**EXERCISE DIRECTIONS**
Search the listing below for "with". Copy each matching line.

○ ○ ○

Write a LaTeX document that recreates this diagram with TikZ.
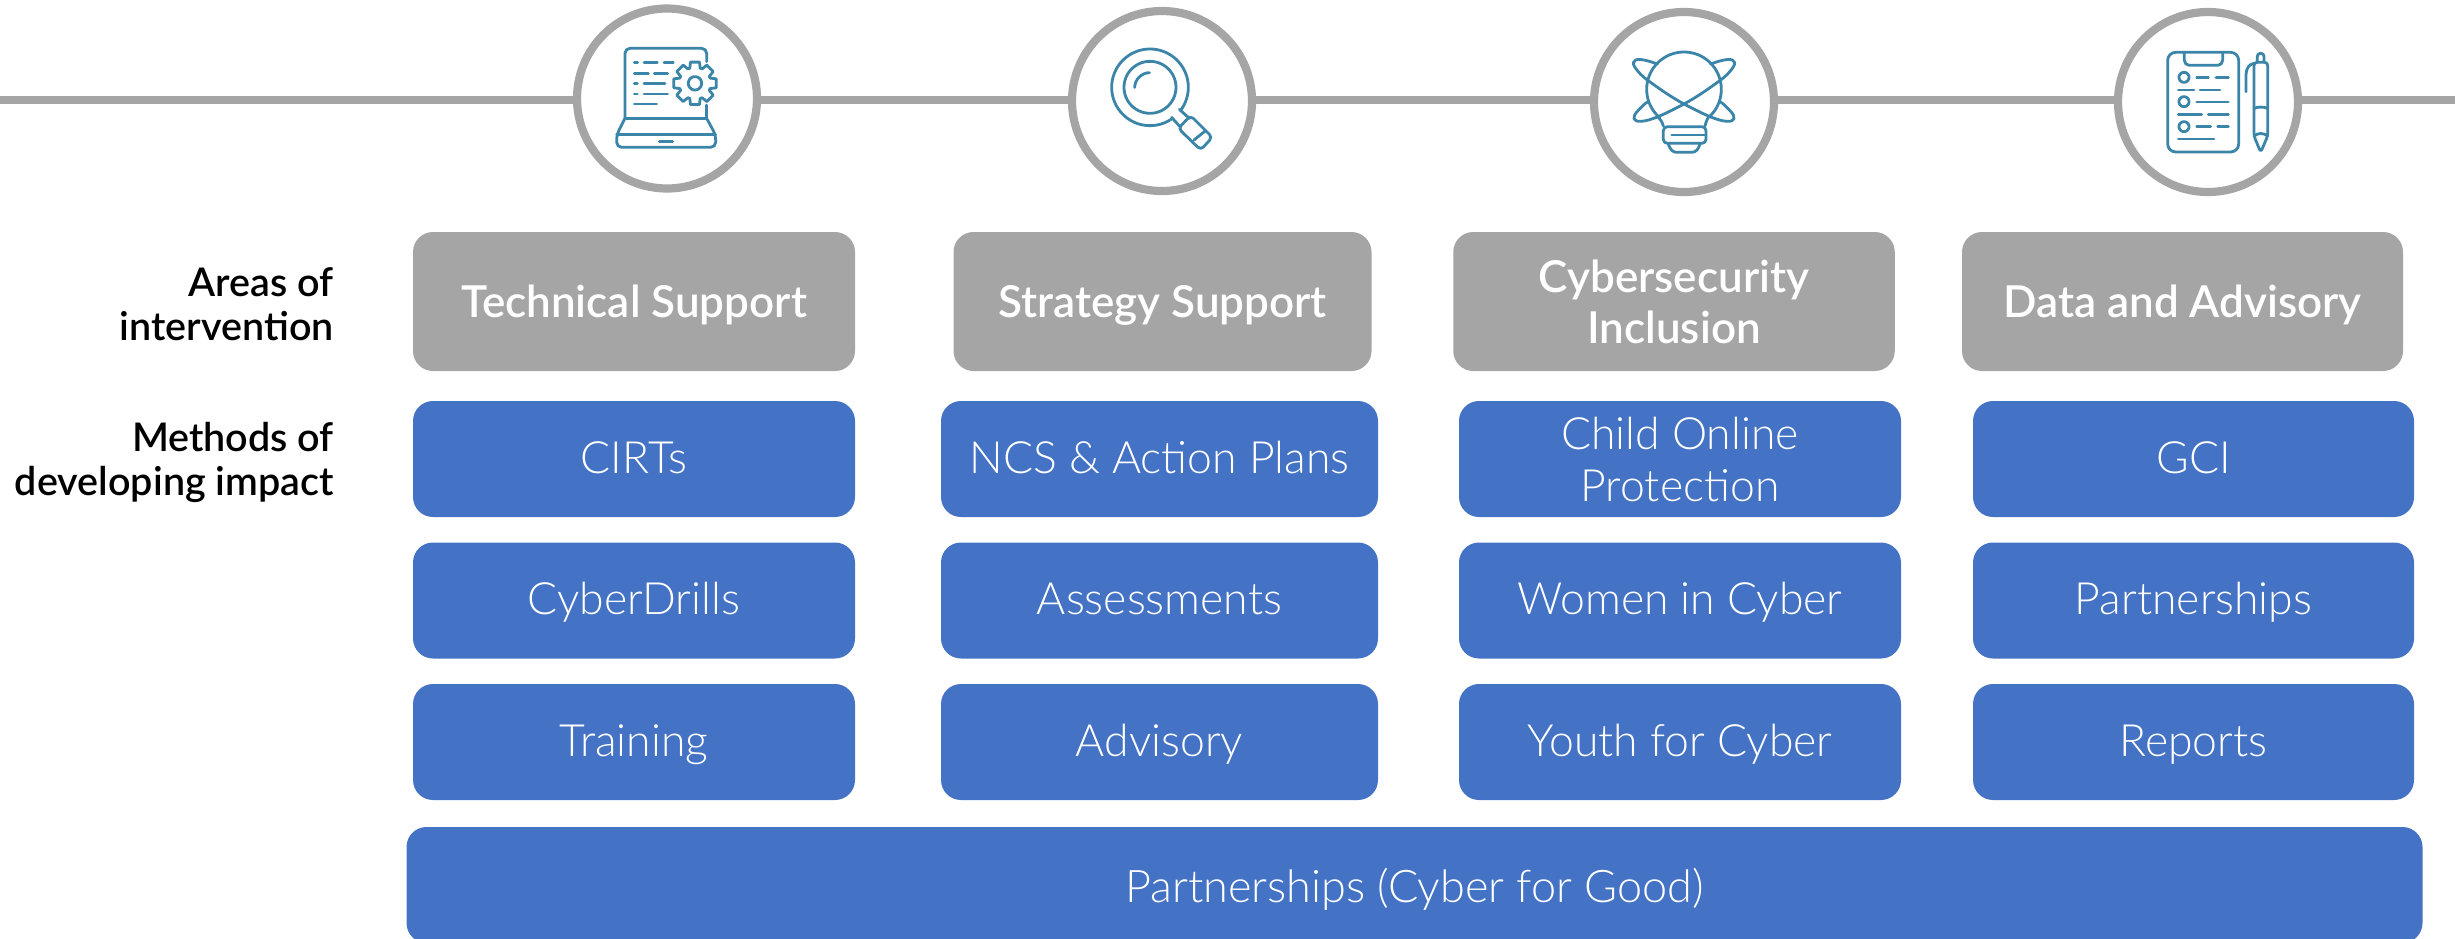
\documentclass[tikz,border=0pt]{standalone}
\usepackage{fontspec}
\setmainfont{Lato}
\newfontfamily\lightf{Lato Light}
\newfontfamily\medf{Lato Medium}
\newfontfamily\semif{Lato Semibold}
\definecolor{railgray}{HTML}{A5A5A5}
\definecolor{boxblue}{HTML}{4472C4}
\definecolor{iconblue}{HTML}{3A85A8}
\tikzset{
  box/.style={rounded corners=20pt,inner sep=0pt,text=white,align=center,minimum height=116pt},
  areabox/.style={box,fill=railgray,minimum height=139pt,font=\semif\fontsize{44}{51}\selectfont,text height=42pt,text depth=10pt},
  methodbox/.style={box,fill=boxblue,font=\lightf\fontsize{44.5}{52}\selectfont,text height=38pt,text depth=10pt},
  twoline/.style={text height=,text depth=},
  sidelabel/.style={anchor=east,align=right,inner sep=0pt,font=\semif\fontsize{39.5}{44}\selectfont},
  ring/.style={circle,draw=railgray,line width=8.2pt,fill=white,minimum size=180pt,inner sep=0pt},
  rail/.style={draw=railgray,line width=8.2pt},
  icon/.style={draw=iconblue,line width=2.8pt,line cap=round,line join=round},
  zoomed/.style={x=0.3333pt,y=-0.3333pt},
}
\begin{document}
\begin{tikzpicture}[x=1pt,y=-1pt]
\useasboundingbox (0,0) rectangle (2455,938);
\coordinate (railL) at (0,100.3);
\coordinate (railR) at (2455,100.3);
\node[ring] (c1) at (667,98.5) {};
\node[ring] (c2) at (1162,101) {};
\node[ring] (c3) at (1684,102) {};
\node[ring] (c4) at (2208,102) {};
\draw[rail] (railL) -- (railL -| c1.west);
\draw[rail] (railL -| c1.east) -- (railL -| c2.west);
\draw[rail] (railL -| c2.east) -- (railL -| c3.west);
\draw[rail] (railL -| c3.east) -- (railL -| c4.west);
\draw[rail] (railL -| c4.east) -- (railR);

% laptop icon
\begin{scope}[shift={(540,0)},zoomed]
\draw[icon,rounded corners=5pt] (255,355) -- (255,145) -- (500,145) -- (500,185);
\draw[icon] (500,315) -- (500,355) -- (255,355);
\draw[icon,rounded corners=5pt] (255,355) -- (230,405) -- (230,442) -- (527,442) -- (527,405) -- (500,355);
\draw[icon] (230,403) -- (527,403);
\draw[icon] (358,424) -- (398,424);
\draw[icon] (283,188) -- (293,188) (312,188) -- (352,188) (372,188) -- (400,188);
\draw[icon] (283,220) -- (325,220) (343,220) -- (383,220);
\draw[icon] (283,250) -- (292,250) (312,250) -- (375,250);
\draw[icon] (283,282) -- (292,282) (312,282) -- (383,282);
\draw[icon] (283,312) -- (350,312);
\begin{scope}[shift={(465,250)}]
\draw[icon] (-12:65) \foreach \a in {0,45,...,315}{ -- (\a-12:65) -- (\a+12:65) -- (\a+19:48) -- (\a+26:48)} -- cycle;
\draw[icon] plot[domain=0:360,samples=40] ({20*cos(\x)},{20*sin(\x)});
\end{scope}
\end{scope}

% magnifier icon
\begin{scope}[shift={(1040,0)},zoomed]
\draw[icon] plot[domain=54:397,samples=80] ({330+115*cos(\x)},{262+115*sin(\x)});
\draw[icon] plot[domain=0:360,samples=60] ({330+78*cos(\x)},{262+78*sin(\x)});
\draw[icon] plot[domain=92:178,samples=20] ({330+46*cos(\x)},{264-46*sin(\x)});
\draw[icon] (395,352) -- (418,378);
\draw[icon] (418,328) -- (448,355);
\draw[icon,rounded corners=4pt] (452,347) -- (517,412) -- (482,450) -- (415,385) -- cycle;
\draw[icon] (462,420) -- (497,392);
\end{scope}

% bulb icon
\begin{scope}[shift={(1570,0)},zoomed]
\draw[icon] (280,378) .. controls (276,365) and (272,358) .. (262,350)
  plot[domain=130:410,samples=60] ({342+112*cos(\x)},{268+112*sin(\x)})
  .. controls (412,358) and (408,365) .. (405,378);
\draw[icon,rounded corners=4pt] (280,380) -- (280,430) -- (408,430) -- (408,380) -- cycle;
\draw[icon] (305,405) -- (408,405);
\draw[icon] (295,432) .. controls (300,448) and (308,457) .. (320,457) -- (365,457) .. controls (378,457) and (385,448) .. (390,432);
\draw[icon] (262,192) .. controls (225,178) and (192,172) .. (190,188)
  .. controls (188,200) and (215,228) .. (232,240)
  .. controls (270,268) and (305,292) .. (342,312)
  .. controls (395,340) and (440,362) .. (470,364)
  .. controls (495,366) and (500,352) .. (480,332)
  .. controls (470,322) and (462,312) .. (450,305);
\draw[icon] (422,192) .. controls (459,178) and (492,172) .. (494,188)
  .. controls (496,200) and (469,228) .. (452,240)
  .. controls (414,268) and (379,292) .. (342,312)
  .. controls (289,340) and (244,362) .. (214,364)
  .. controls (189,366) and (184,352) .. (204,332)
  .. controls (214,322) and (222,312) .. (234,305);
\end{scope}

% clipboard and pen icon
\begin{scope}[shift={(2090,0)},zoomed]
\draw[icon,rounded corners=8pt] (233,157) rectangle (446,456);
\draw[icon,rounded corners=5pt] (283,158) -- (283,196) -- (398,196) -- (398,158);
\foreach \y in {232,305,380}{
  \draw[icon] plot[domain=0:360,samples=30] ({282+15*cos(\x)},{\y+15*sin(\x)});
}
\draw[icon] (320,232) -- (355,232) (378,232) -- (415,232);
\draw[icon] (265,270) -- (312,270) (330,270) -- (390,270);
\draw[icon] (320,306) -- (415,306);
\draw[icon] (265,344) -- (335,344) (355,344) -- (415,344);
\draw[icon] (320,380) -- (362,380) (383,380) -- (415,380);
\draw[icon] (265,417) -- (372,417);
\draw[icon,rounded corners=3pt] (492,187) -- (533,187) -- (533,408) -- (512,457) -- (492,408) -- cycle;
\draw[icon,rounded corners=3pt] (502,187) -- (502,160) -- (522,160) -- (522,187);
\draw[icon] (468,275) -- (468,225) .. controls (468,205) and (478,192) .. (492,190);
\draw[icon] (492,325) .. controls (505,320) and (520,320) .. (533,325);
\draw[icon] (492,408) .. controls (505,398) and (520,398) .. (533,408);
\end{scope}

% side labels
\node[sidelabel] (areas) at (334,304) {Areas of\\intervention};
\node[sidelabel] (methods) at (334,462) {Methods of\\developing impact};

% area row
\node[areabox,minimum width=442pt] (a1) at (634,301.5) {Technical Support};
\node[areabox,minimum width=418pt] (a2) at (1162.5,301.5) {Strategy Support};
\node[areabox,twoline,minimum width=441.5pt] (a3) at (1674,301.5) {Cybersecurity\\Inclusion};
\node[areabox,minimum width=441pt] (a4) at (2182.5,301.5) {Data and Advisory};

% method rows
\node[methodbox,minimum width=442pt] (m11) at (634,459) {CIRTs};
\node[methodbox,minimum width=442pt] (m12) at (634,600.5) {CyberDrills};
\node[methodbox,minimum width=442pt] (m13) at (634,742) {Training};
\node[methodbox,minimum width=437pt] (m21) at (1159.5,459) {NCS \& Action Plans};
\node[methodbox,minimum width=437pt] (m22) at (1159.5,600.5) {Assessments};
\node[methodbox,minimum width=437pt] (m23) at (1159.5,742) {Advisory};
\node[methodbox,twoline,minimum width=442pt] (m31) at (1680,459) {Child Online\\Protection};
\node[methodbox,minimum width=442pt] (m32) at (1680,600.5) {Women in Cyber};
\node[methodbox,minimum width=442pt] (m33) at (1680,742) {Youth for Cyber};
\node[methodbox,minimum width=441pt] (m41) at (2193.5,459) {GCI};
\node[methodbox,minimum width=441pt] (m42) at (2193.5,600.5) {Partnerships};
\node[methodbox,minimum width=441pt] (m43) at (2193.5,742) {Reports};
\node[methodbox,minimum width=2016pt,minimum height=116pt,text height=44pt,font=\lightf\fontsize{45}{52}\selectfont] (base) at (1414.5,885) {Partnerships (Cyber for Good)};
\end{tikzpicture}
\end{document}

○ ○ ○

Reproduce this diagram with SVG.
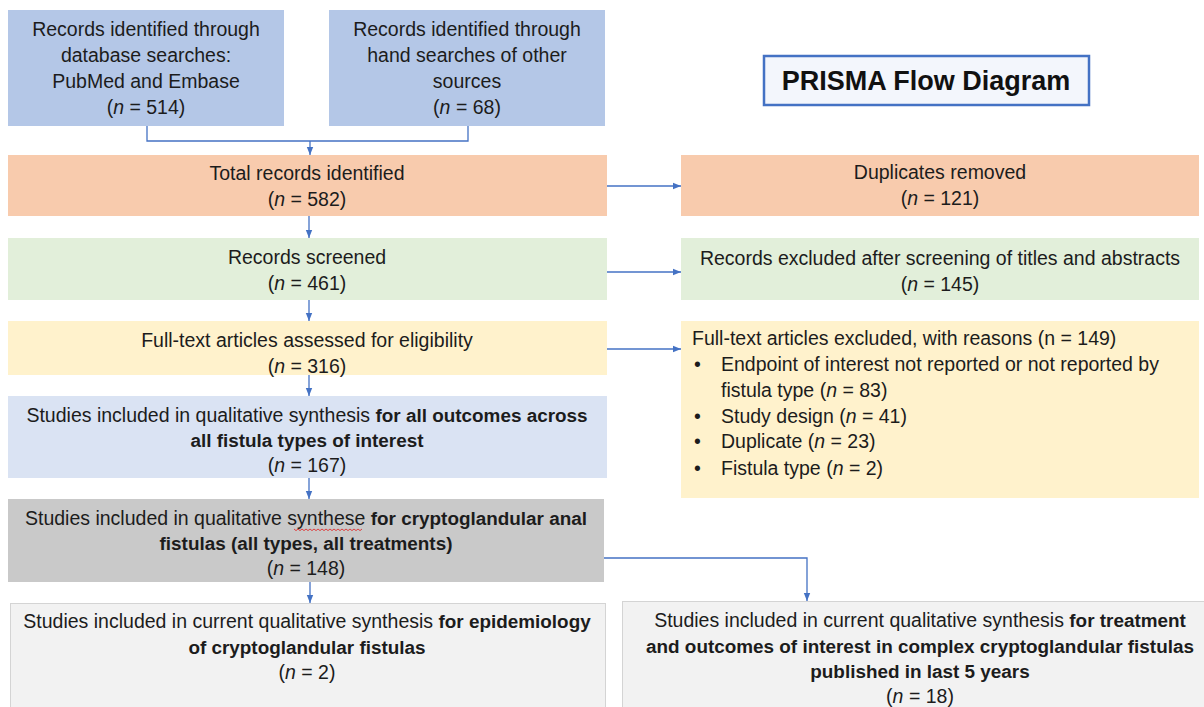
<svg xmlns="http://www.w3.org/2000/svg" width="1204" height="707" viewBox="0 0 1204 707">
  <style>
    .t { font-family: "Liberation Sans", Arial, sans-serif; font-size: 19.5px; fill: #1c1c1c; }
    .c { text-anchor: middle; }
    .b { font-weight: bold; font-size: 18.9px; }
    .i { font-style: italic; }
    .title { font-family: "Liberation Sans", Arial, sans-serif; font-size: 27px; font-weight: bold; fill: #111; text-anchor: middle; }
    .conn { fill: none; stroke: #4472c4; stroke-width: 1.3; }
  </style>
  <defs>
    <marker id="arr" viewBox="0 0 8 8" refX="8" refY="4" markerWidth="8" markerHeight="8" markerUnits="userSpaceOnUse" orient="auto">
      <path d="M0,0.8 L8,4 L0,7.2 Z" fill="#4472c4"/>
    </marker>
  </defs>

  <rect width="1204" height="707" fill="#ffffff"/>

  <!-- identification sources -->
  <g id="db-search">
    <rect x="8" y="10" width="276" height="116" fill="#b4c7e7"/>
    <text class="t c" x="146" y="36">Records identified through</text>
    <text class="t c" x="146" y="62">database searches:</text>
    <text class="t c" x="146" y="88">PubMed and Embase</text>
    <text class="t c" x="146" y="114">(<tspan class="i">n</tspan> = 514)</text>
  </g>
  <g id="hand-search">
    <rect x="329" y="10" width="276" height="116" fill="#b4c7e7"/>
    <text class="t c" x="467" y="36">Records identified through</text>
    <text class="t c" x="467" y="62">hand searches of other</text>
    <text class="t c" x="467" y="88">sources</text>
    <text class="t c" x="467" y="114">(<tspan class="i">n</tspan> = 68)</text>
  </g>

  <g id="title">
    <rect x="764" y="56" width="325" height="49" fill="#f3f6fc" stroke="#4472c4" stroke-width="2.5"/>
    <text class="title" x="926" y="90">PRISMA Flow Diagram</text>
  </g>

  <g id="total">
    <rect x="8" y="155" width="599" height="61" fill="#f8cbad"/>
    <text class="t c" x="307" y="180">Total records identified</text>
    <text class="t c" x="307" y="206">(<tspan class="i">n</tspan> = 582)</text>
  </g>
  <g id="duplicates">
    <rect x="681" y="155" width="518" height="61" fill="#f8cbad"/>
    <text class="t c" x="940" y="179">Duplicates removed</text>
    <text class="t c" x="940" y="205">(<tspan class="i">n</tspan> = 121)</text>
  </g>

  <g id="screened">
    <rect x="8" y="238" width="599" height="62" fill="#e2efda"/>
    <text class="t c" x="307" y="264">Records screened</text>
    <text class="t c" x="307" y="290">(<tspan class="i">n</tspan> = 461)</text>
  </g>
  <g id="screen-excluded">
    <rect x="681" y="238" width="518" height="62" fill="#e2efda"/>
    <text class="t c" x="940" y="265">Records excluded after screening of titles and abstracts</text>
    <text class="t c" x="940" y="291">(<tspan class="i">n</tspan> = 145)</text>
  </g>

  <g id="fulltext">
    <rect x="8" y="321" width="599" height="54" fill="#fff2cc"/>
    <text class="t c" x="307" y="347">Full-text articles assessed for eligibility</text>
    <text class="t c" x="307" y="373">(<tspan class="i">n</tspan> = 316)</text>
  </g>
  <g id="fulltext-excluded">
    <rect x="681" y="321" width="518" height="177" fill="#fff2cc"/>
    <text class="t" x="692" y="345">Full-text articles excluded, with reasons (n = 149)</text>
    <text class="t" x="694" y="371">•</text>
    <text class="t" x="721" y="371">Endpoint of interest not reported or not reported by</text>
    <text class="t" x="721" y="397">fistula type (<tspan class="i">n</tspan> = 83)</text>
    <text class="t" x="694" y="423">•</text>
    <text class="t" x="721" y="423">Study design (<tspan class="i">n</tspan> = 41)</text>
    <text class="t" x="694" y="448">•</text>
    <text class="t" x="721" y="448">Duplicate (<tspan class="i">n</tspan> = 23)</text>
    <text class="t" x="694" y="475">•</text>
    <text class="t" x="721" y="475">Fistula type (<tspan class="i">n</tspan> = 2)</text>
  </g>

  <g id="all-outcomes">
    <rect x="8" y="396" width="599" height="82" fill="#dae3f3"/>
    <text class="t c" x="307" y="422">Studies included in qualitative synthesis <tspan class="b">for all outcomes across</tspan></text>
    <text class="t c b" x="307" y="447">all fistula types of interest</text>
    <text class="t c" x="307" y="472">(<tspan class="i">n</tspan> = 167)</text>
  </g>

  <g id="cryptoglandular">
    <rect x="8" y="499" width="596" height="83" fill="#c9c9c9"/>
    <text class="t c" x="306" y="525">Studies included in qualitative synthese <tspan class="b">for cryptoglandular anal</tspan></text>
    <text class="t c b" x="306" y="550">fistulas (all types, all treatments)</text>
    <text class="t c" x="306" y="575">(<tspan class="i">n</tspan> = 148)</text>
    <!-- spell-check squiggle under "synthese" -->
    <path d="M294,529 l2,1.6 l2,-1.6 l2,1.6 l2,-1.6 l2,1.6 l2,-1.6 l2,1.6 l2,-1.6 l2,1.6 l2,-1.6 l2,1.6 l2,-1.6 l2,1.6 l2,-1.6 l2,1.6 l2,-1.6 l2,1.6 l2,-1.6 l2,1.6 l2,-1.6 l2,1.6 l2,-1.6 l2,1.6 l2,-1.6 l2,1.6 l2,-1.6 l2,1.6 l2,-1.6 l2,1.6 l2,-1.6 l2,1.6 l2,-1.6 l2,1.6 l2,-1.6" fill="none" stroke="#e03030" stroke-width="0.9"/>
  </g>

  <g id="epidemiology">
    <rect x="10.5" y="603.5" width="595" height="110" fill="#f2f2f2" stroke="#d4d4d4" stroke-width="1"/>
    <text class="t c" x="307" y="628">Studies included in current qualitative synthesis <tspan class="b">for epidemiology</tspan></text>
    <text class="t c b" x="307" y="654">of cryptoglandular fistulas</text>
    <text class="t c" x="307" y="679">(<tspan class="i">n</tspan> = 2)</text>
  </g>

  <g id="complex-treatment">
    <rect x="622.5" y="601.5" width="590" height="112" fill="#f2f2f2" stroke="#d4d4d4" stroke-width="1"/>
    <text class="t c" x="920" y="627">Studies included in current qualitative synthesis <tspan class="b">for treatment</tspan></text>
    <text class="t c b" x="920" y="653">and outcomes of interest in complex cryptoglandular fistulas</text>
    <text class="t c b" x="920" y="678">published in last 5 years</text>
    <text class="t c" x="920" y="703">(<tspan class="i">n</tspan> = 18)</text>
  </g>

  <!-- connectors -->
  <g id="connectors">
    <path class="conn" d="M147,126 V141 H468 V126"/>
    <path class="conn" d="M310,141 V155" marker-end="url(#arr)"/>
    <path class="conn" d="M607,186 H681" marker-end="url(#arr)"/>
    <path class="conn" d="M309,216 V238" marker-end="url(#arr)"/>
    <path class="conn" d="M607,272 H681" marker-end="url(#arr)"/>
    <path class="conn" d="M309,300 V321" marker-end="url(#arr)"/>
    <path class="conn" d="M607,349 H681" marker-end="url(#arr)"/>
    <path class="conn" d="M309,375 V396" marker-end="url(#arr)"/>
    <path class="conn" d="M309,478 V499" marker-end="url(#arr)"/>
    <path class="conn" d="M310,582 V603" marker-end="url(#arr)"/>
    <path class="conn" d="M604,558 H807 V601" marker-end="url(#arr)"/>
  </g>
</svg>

○ ○ ○

**WRITTEN ANSWER**
Write a LaTeX document that recreates this diagram with TikZ.
Reproduce this diagram with SVG.
    <text class="t" x="692" y="345">Full-text articles excluded, with reasons (n = 149)</text>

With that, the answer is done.